Dans la crise, le système de protection sociale a joué son rôle d’amortisseur pour de nombreux Français et Françaises, en particulier au travers d’un système d’assurance-chômage plus développé que dans la plupart des autres pays européens. Cela conduit à faire penser à de très nombreux membres de la classe dirigeante que les classes populaires et modestes devraient être reconnaissantes du « pognon de dingue » dépensé pour financer la protection sociale, pour utiliser le vocable présidentiel.

Le plus probable est qu’ils essaieront de traduire ce mouvement comme une jacquerie contre le niveau d’imposition (...)

Cette approche rend en revanche invisible la dureté de la vie de nos concitoyennes et concitoyens avec les plus faibles niveaux de revenus. Impossible de comprendre, en comparant les niveaux de minimas sociaux ou de salaire minimum, que ce n’est pas parce qu’on n’est pas condamné à des niveaux de pauvreté extrême tout en cumulant plusieurs emplois comme aux États-Unis que, pour autant, on ne vit pas avec la peur tenace du moindre accident de parcours et une obligation de rationnement de tous ses achats pour tenir jusqu’à la fin du mois. Elle efface aussi le recul des services publics dans une large partie du territoire, en particulier ruraux ou périurbains.

La grande fracture est là, entre une élite politico-administrative qui prend comme point de départ de son rapport au monde la nécessité de normaliser la France en baissant la dépense publique (comme l’a benoîtement dit Jean Viard sur France Inter, le projet présidentiel avait pour objectif de « placer l’entreprise au centre et d’arrêter de s’endetter »), et les couches les plus fragilisées de la population qui considèrent leur situation actuelle comme déjà inacceptable et injuste et perçoivent, avec raison, les réforme adoptées comme ayant pour effet de durcir encore leurs conditions de vie quotidiennes.

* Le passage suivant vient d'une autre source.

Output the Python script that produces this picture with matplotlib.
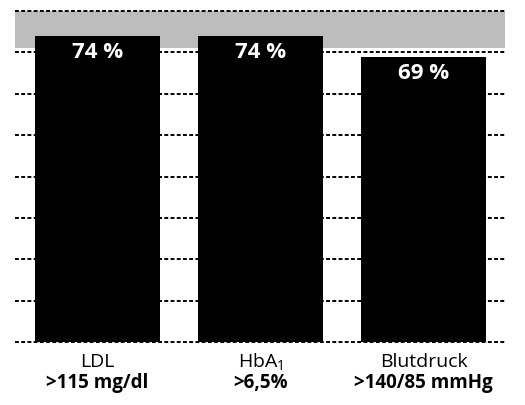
import matplotlib.pyplot as plt

plt.rcParams['font.family'] = ['Open Sans', 'DejaVu Sans']

# Daten
kategorien = ["LDL", "HbA$_\\mathregular{1}$", "Blutdruck"]
grenzwerte = [">115 mg/dl", ">6,5%", ">140/85 mmHg"]
anteile = [74, 74, 69]
y_ticks = [0, 10, 20, 30, 40, 50, 60, 70, 80]

fig = plt.figure(figsize=(5.25, 4.05), dpi=100)
ax = fig.add_axes([15 / 525, 1 - 342 / 405, 490 / 525, 331 / 405])

x = range(len(anteile))
ax.axhspan(71, 80, color="#bdbdbd", zorder=0, lw=0)
for y in y_ticks:
    ax.axhline(y, color="black", ls=(0, (2, 1.2)), lw=1.4, zorder=1, clip_on=False)

balken = ax.bar(x, anteile, width=0.77, color="black", zorder=2)
for b, v in zip(balken, anteile):
    ax.text(b.get_x() + b.get_width() / 2, v - 4.0, f"{v} %", color="white",
            ha="center", va="center", fontsize=16, fontweight="bold", zorder=3)

ax.set_xlim(-0.505, 2.5)
ax.set_ylim(0, 80)
ax.set_xticks([])
ax.set_yticks([])
for s in ax.spines.values():
    s.set_visible(False)

for i in x:
    ax.text(i, -4.8, kategorien[i], ha="center", va="center", fontsize=14,
            clip_on=False)
    ax.text(i, -10.0, grenzwerte[i], ha="center", va="center", fontsize=13.5,
            fontweight="bold", clip_on=False)

fig.savefig("out.png", dpi=100)
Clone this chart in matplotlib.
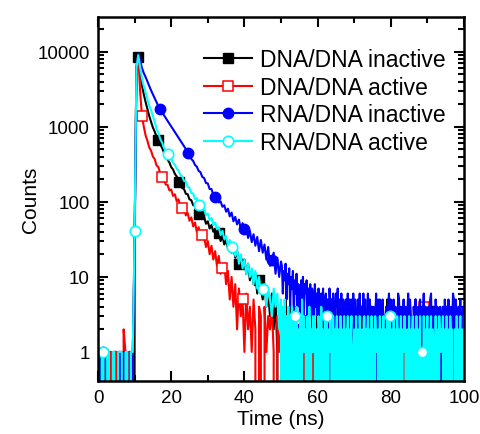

L’irruption dans l’espace public de ces voix de Français et de Françaises aux revenus modestes, que l’on ne voit ni n’entend quasiment jamais sur les ondes, bouscule le sentiment d’unanimité sur la direction à donner au pays qui prévaut au sein des cercles dirigeants. (...)

Une réflexion sur une plus juste répartition des charges, y compris de l’accroissement –plus que jamais nécessaire– de la fiscalité environnementale, sera probablement passée sous silence. Cette majorité qui a, parmi ses toutes premières mesures, voté la suppression de l’ISF et une baisse de l’imposition du capital financier, sera probablement sanctionnée électoralement. Mais, plus profondément, les « gilets jaunes » rappellent une nouvelle fois une particularité française, qui devrait être célébrée et non décriée : le refus de la paupérisation et l’exigence de services publics.